_INSTRUCTION_
Exactly reproduce each line of the listing that follows.

_DATASET EXCERPT_
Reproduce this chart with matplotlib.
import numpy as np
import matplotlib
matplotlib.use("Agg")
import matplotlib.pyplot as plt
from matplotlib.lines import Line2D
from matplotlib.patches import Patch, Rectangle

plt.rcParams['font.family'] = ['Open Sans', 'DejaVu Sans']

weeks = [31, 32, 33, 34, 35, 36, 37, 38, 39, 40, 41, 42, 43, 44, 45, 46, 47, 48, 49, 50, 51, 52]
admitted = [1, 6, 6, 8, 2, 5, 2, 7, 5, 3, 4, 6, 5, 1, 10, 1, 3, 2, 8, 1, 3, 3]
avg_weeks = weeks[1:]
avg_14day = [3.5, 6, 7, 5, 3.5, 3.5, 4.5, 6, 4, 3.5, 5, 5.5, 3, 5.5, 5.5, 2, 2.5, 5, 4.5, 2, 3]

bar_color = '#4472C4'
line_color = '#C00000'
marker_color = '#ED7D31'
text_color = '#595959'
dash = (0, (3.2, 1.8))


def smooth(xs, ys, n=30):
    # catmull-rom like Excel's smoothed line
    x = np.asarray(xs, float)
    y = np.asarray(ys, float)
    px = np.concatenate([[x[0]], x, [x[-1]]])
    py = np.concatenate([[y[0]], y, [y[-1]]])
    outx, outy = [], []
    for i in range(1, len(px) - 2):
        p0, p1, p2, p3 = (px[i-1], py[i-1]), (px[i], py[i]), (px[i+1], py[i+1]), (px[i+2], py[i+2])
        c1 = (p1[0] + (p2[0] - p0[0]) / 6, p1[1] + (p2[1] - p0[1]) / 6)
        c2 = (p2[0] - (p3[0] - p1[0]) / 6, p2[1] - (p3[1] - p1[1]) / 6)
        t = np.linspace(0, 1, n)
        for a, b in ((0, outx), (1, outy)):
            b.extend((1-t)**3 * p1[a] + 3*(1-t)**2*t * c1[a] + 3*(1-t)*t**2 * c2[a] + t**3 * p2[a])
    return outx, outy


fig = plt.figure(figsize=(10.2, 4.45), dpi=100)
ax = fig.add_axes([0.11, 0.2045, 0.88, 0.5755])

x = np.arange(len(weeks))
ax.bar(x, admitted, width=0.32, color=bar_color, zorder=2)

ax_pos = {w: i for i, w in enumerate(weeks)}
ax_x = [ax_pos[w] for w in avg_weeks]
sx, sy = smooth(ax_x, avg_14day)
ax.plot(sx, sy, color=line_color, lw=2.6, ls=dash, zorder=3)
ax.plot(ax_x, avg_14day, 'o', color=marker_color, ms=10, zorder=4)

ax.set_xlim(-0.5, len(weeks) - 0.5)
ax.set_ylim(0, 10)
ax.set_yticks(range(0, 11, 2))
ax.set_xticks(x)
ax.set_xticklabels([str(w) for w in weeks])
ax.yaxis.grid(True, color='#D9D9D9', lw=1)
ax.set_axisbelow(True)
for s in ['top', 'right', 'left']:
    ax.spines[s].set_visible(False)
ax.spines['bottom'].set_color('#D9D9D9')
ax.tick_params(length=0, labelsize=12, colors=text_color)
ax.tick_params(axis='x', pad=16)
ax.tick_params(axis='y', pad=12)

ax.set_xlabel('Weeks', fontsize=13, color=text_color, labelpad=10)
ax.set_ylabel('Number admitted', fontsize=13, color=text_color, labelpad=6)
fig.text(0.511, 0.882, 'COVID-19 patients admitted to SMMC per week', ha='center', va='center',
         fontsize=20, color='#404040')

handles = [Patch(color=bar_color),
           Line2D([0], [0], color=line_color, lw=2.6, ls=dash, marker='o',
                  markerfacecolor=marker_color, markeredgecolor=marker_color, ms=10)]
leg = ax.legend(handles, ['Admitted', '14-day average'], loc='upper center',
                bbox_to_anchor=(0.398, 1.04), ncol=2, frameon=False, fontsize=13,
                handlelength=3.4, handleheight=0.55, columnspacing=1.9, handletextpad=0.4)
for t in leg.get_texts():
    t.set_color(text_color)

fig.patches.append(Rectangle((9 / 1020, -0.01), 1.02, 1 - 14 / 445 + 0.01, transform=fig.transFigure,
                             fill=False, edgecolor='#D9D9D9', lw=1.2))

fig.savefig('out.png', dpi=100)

_SOLUTION BELOW_
Reproduce this chart with matplotlib.
import numpy as np
import matplotlib
matplotlib.use("Agg")
import matplotlib.pyplot as plt
from matplotlib.lines import Line2D
from matplotlib.patches import Patch, Rectangle

plt.rcParams['font.family'] = ['Open Sans', 'DejaVu Sans']

weeks = [31, 32, 33, 34, 35, 36, 37, 38, 39, 40, 41, 42, 43, 44, 45, 46, 47, 48, 49, 50, 51, 52]
admitted = [1, 6, 6, 8, 2, 5, 2, 7, 5, 3, 4, 6, 5, 1, 10, 1, 3, 2, 8, 1, 3, 3]
avg_weeks = weeks[1:]
avg_14day = [3.5, 6, 7, 5, 3.5, 3.5, 4.5, 6, 4, 3.5, 5, 5.5, 3, 5.5, 5.5, 2, 2.5, 5, 4.5, 2, 3]

bar_color = '#4472C4'
line_color = '#C00000'
marker_color = '#ED7D31'
text_color = '#595959'
dash = (0, (3.2, 1.8))


def smooth(xs, ys, n=30):
    # catmull-rom like Excel's smoothed line
    x = np.asarray(xs, float)
    y = np.asarray(ys, float)
    px = np.concatenate([[x[0]], x, [x[-1]]])
    py = np.concatenate([[y[0]], y, [y[-1]]])
    outx, outy = [], []
    for i in range(1, len(px) - 2):
        p0, p1, p2, p3 = (px[i-1], py[i-1]), (px[i], py[i]), (px[i+1], py[i+1]), (px[i+2], py[i+2])
        c1 = (p1[0] + (p2[0] - p0[0]) / 6, p1[1] + (p2[1] - p0[1]) / 6)
        c2 = (p2[0] - (p3[0] - p1[0]) / 6, p2[1] - (p3[1] - p1[1]) / 6)
        t = np.linspace(0, 1, n)
        for a, b in ((0, outx), (1, outy)):
            b.extend((1-t)**3 * p1[a] + 3*(1-t)**2*t * c1[a] + 3*(1-t)*t**2 * c2[a] + t**3 * p2[a])
    return outx, outy


fig = plt.figure(figsize=(10.2, 4.45), dpi=100)
ax = fig.add_axes([0.11, 0.2045, 0.88, 0.5755])

x = np.arange(len(weeks))
ax.bar(x, admitted, width=0.32, color=bar_color, zorder=2)

ax_pos = {w: i for i, w in enumerate(weeks)}
ax_x = [ax_pos[w] for w in avg_weeks]
sx, sy = smooth(ax_x, avg_14day)
ax.plot(sx, sy, color=line_color, lw=2.6, ls=dash, zorder=3)
ax.plot(ax_x, avg_14day, 'o', color=marker_color, ms=10, zorder=4)

ax.set_xlim(-0.5, len(weeks) - 0.5)
ax.set_ylim(0, 10)
ax.set_yticks(range(0, 11, 2))
ax.set_xticks(x)
ax.set_xticklabels([str(w) for w in weeks])
ax.yaxis.grid(True, color='#D9D9D9', lw=1)
ax.set_axisbelow(True)
for s in ['top', 'right', 'left']:
    ax.spines[s].set_visible(False)
ax.spines['bottom'].set_color('#D9D9D9')
ax.tick_params(length=0, labelsize=12, colors=text_color)
ax.tick_params(axis='x', pad=16)
ax.tick_params(axis='y', pad=12)

ax.set_xlabel('Weeks', fontsize=13, color=text_color, labelpad=10)
ax.set_ylabel('Number admitted', fontsize=13, color=text_color, labelpad=6)
fig.text(0.511, 0.882, 'COVID-19 patients admitted to SMMC per week', ha='center', va='center',
         fontsize=20, color='#404040')

handles = [Patch(color=bar_color),
           Line2D([0], [0], color=line_color, lw=2.6, ls=dash, marker='o',
                  markerfacecolor=marker_color, markeredgecolor=marker_color, ms=10)]
leg = ax.legend(handles, ['Admitted', '14-day average'], loc='upper center',
                bbox_to_anchor=(0.398, 1.04), ncol=2, frameon=False, fontsize=13,
                handlelength=3.4, handleheight=0.55, columnspacing=1.9, handletextpad=0.4)
for t in leg.get_texts():
    t.set_color(text_color)

fig.patches.append(Rectangle((9 / 1020, -0.01), 1.02, 1 - 14 / 445 + 0.01, transform=fig.transFigure,
                             fill=False, edgecolor='#D9D9D9', lw=1.2))

fig.savefig('out.png', dpi=100)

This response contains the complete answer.